Giving another recent example of failure of a bank to render proper customer service, Mundra cited the case of a customer who was sanctioned a home loan and had agreed to take a life insurance as a cover for the loan and signed relevant documents. However, the loan sanctioned and disbursed was for a lower quantum than what was originally applied. On the unfortunate death of the borrower, the bank contested the claim stating that at the time of availing lower quantum of loan, the borrower had not submitted an insurance proposal form and hence, the bank had not taken insurance. “Our analysis revealed that the loan instalments paid by the customer included the insurance premium as well but the bank had failed to complete the process of insurance. The appellate authority adjudicated that the bank was at fault and it didn’t have appropriate procedure to secure insurance after the sanction of the loan and hence, an award was given in favour of the customer,” said Mundra.
He pointed out that several field level studies have been undertaken by various consumer organisations in this area. The RBI has also undertaken a study on mis-selling of Third Party Products (TPPs) in semi-urban and rural areas, which has revealed startling facts.
“The Right to Suitability enshrined in our Charter of Customer Rights has been totally ignored or rather knowingly violated for the reasons best known to the banks. It would be appropriate for the banks to put in place a system of periodic inspection of the sale of third party products by involving their internal inspection teams and plug the loopholes, wherever identified. The PCCOs need to play a central role in administering this,” he said.
Money muling
Another area that banks need to guard against is misuse of accounts for money muling. In a recent episode, it was observed that an idle account was used to receive and transfer large funds without the knowledge of the account holder. The fact came to light only when the income tax authorities served a notice on the account holder. “This episode highlights the failure of bank’s systems and processes for monitoring of accounts. The newly opened accounts under the Pradhan Mantri Jan Dhan Yojana could be very vulnerable to such sharp practices and, hence, banks need to clearly guard against them. Kite flyers and the Ponzi scheme operators also sometimes use mule accounts to swindle public money,” he said.

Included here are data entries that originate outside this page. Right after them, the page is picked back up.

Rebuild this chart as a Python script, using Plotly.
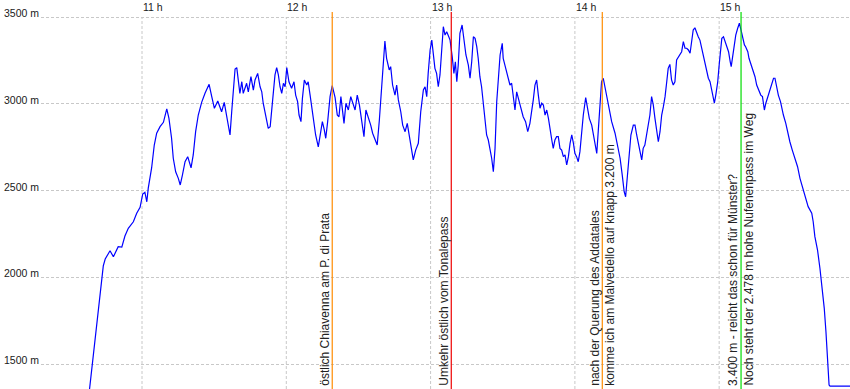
import plotly.graph_objects as go

# elapsed minutes after 10:00 and altitude in metres
time_min = [37.9, 41.2, 43.2, 43.9, 44.7, 46.7, 48.1, 50.1, 51.6, 52.9, 54.3, 56.4, 57.8, 59.2, 60.3, 61.2, 62.0, 62.6,
            64.0, 65.1, 66.1, 67.5, 68.9, 70.3, 71.2, 72.3, 73.0, 74.0, 75.1, 75.9, 76.8, 77.9, 79.0, 80.4, 81.3, 82.3,
            83.4, 84.8, 86.2, 87.9, 89.0, 90.1, 91.5, 92.1, 93.1, 94.2, 95.2, 95.9, 96.6, 97.3, 98.0, 98.7, 99.4, 100.0,
            100.7, 101.5, 102.1, 103.5, 104.2, 105.3, 106.3, 107.0, 108.1, 109.1, 109.8, 110.4, 111.4, 112.5, 113.3,
            113.9, 114.6, 115.3, 116.0, 116.7, 117.4, 118.1, 118.8, 119.5, 120.2, 121.1, 122.2, 123.2, 123.9, 124.7,
            125.3, 126.1, 126.7, 127.5, 128.5, 129.1, 129.9, 130.8, 131.6, 132.2, 133.3, 134.0, 135.0, 135.8, 136.4,
            137.2, 138.2, 139.1, 140.3, 141.2, 141.9, 142.7, 143.3, 144.0, 144.8, 145.8, 146.8, 147.9, 148.6, 149.5,
            150.4, 151.4, 152.3, 153.1, 154.1, 155.1, 155.9, 156.9, 157.8, 158.7, 159.7, 160.3, 161.0, 161.7, 162.8,
            163.4, 164.2, 165.2, 165.9, 166.6, 167.6, 168.4, 169.4, 170.3, 171.4, 172.1, 172.8, 173.8, 174.9, 175.9,
            177.0, 177.7, 178.4, 179.0, 179.8, 180.5, 181.1, 181.8, 182.5, 183.2, 183.9, 184.6, 185.3, 186.0, 186.7,
            187.4, 188.1, 189.0, 189.7, 190.3, 190.9, 191.5, 192.2, 193.1, 193.9, 194.7, 195.7, 196.4, 197.1, 197.8,
            198.5, 199.2, 199.8, 200.5, 201.2, 201.9, 202.6, 203.3, 204.0, 204.7, 205.4, 206.1, 206.8, 207.5, 208.2,
            208.9, 209.8, 210.2, 210.9, 211.6, 212.3, 213.0, 213.7, 214.4, 215.1, 215.8, 216.5, 217.2, 217.9, 218.5,
            219.5, 220.4, 221.3, 222.0, 222.7, 223.4, 224.1, 224.8, 225.5, 226.2, 226.9, 227.6, 228.3, 229.0, 229.7,
            230.4, 231.0, 231.7, 232.4, 233.1, 233.8, 234.5, 235.2, 235.9, 236.6, 237.3, 238.0, 238.7, 239.4, 240.0,
            240.7, 241.4, 242.1, 242.8, 243.5, 244.5, 245.2, 246.0, 247.0, 247.7, 248.4, 249.1, 249.7, 250.4, 251.1,
            251.8, 252.5, 253.9, 255.3, 256.7, 257.8, 258.8, 259.7, 260.5, 261.1, 261.8, 262.5, 263.3, 264.3, 265.0,
            265.7, 266.4, 267.1, 267.8, 268.4, 269.1, 269.8, 270.5, 271.2, 271.9, 272.6, 273.3, 274.0, 274.7, 275.4,
            276.1, 276.8, 277.5, 278.2, 278.8, 279.5, 280.2, 280.9, 281.6, 282.3, 283.0, 283.7, 284.4, 285.1, 285.8,
            286.5, 287.2, 287.9, 288.6, 289.2, 289.9, 290.6, 291.3, 292.0, 292.7, 293.4, 294.1, 294.8, 295.5, 296.2,
            296.9, 297.6, 298.0, 298.6, 299.4, 300.0, 300.5, 301.1, 301.8, 302.5, 303.2, 303.9, 304.6, 305.0, 305.5,
            306.2, 306.9, 307.7, 308.4, 309.1, 309.6, 310.5, 311.0, 311.9, 312.4, 313.3, 314.2, 314.9, 315.6, 316.6,
            317.3, 318.0, 318.4, 318.8, 319.4, 320.2, 321.2, 321.9, 322.6, 323.2, 323.9, 324.6, 325.5, 326.0, 326.7,
            327.7, 328.5, 329.4, 330.4, 331.5, 332.6, 333.6, 334.9, 335.9, 337.0, 338.5, 339.1, 339.8, 340.9, 341.9,
            342.9, 343.7, 344.4, 345.1, 345.7, 346.1, 356.0]
altitude_m = [1320, 1749, 2001, 2066, 2105, 2153, 2118, 2176, 2174, 2238, 2282, 2320, 2369, 2403, 2480, 2490, 2435, 2514,
              2630, 2762, 2830, 2868, 2893, 2970, 2916, 2801, 2686, 2608, 2570, 2532, 2589, 2666, 2695, 2631, 2705, 2839,
              2935, 3008, 3060, 3112, 3041, 2974, 3016, 2993, 2954, 3008, 2935, 2877, 2820, 2954, 3069, 3200, 3208, 3137,
              3060, 3127, 3060, 3118, 3069, 3156, 3079, 3137, 3175, 3098, 3069, 3003, 2935, 2858, 2868,
              2954, 3050, 3166, 3208, 3166, 3098, 3060, 3118, 3098, 3208, 3127, 3089, 3127, 3050, 3012,
              2935, 2897, 3031, 3137, 3108, 3127, 3050, 2954, 2877, 2820, 2752, 2820, 2897, 2849, 2801,
              2897, 3041, 3104, 3035, 2935, 2925, 3041, 2954, 2887, 3003, 2964, 3041, 2993, 2964, 3050,
              2993, 2897, 2810, 2964, 2925, 2877, 2830, 2791, 2762, 2906, 3098, 3252, 3362, 3262, 3195,
              3214, 3108, 3050, 3108, 3022, 2954, 2877, 2839, 2887, 2781, 2733, 2676, 2733, 2772, 2954,
              3079, 3098, 3041, 3175, 3310, 3367, 3271, 3204, 3175, 3098, 3166, 3339, 3444, 3396, 3415,
              3392, 3367, 3271, 3175, 3242, 3127, 3223, 3406, 3454, 3367, 3281, 3223, 3147, 3242, 3386,
              3377, 3329, 3262, 3156, 3098, 2993, 2887, 2820, 2791, 2743, 2686, 2608, 2743, 3012, 3175,
              3281, 3348, 3262, 3223, 3185, 3147, 3108, 3118, 3050, 2964, 3069, 3031, 2993, 2964, 2925,
              2897, 2839, 2887, 2945, 3022, 3108, 3137, 3050, 2974, 3003, 2993, 2935, 2964, 2916, 2839,
              2791, 2743, 2791, 2810, 2810, 2743, 2733, 2695, 2705, 2647, 2695, 2772, 2820, 2772, 2714,
              2695, 2666, 2724, 2858, 2935, 3035, 2983, 2916, 2877, 2820, 2752, 2714, 2839, 2983, 3127,
              3147, 3098, 2993, 2897, 2830, 2743, 2686, 2589, 2493, 2464, 2570, 2705, 2820, 2877, 2877,
              2820, 2762, 2724, 2676, 2743, 2762, 2820, 2858, 2935, 3041, 2993, 2916, 2858, 2781, 2839,
              2935, 2983, 3041, 3127, 3204, 3227, 3137, 3108, 3127, 3252, 3271, 3281, 3300, 3358, 3320,
              3320, 3310, 3291, 3377, 3425, 3438, 3406, 3386, 3367, 3320, 3281, 3223, 3175, 3147, 3127,
              3079, 3041, 3003, 3050, 3127, 3223, 3320, 3377, 3386, 3358, 3329, 3300, 3242, 3214, 3262,
              3339, 3396, 3435, 3464, 3425, 3386, 3339, 3329, 3300, 3262, 3223, 3185, 3156, 3108, 3069,
              3050, 3041, 3003, 2964, 3003, 3041, 3079, 3118, 3147, 3147, 3098, 3050, 3012, 2974, 2935,
              2887, 2830, 2781, 2733, 2686, 2637, 2570, 2503, 2455, 2407, 2369, 2320, 2234, 2157, 2052,
              1936, 1821, 1686, 1513, 1379, 1373, 1373]

hour_ticks = [11, 12, 13, 14, 15]
hour_labels = ["11 h", "12 h", "13 h", "14 h", "15 h"]
alt_ticks = [1500, 2000, 2500, 3000, 3500]
alt_labels = ["1500 m", "2000 m", "2500 m", "3000 m", "3500 m"]

marker_min = [139.1, 188.6, 251.4, 309.1]
marker_colors = ["#ff8c00", "#ee0000", "#ff8c00", "#00dd00"]
marker_left = ["östlich Chiavenna am P. di Prata", "Umkehr östlich vom Tonalepass",
               "nach der Querung des Addatales", "3.400 m - reicht das schon für Münster?"]
marker_right = ["", "", "komme ich am Malvedello auf knapp 3.200 m",
                "Noch steht der 2.478 m hohe Nufenenpass im Weg"]

X_RANGE = [10.3, 15.9067]
Y_RANGE = [1356, 3598]
FONT = "Arial, Liberation Sans, sans-serif"

hours = [10 + m / 60 for m in time_min]

fig = go.Figure()
fig.add_trace(go.Scatter(x=hours, y=altitude_m, mode="lines",
                         line=dict(color="#0000ff", width=1.2), hoverinfo="skip"))

shapes = []
for h in hour_ticks:
    shapes.append(dict(type="line", xref="x", yref="y", x0=h, x1=h, y0=Y_RANGE[0], y1=alt_ticks[-1],
                       line=dict(color="#c8c8c8", width=1, dash="3px,2px"), layer="below"))
annotations = []
for h, lab in zip(hour_ticks, hour_labels):
    annotations.append(dict(x=h, y=1, xref="x", yref="paper", text=lab, showarrow=False,
                            xanchor="left", yanchor="top", xshift=-1, yshift=1,
                            font=dict(family=FONT, size=10.5, color="#1a1a1a")))
for a, lab in zip(alt_ticks, alt_labels):
    annotations.append(dict(x=0, y=a, xref="paper", yref="y", text=lab, showarrow=False,
                            xanchor="right", yanchor="bottom", xshift=0, yshift=-4,
                            font=dict(family=FONT, size=10.5, color="#1a1a1a")))

marker_hours = [10 + m / 60 for m in marker_min]
for h, c, lt, rt in zip(marker_hours, marker_colors, marker_left, marker_right):
    shapes.append(dict(type="line", xref="x", yref="y", x0=h, x1=h, y0=Y_RANGE[0], y1=3529,
                       line=dict(color=c, width=1.2)))
    if lt:
        annotations.append(dict(x=h, y=0, xref="x", yref="paper", text=lt, showarrow=False,
                                textangle=-90, xanchor="right", yanchor="bottom", xshift=1, yshift=1,
                                font=dict(family=FONT, size=12, color="#222222")))
    if rt:
        annotations.append(dict(x=h, y=0, xref="x", yref="paper", text=rt, showarrow=False,
                                textangle=-90, xanchor="left", yanchor="bottom", xshift=-2, yshift=1,
                                font=dict(family=FONT, size=12, color="#222222")))

fig.update_layout(
    width=850, height=389,
    margin=dict(l=41, r=0, t=0, b=0),
    paper_bgcolor="white", plot_bgcolor="white",
    showlegend=False,
    shapes=shapes, annotations=annotations,
    xaxis=dict(range=X_RANGE, showgrid=False, zeroline=False, showticklabels=False,
               showline=False, ticks=""),
    yaxis=dict(range=Y_RANGE, tickvals=alt_ticks, showticklabels=False, showgrid=True,
               gridcolor="#c8c8c8", gridwidth=1, griddash="3px,2px", zeroline=False,
               showline=False, ticks=""),
)

fig.write_html("out.html", config={"displayModeBar": False},
               post_script="document.body.style.margin='0';document.body.style.overflow='hidden';")
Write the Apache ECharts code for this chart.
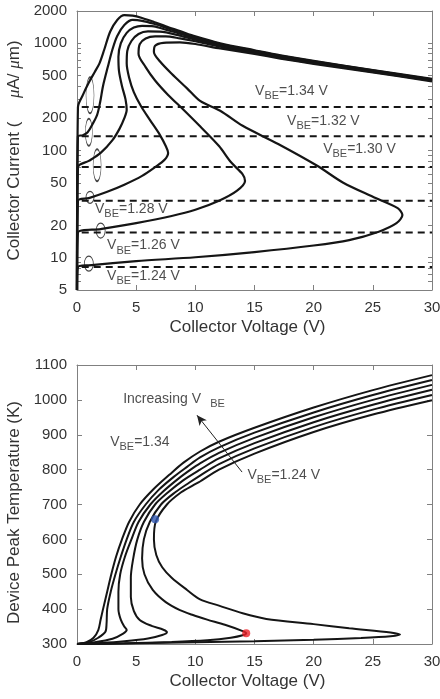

The other area of concern was high service charges and negative balance in savings accounts and levying of excessive charges for various services. Mundra said that while the RBI did not wish to micromanage the banks’ affairs, the imposition of uncalled-for charges certainly invokes attention. He said despite guidelines on non-imposition of charges for non-maintenance of minimum balance in a savings bank account, the RBI had been receiving complaints of such practices. “I insist that all banks must stop these practices forthwith if not already done so,” he said.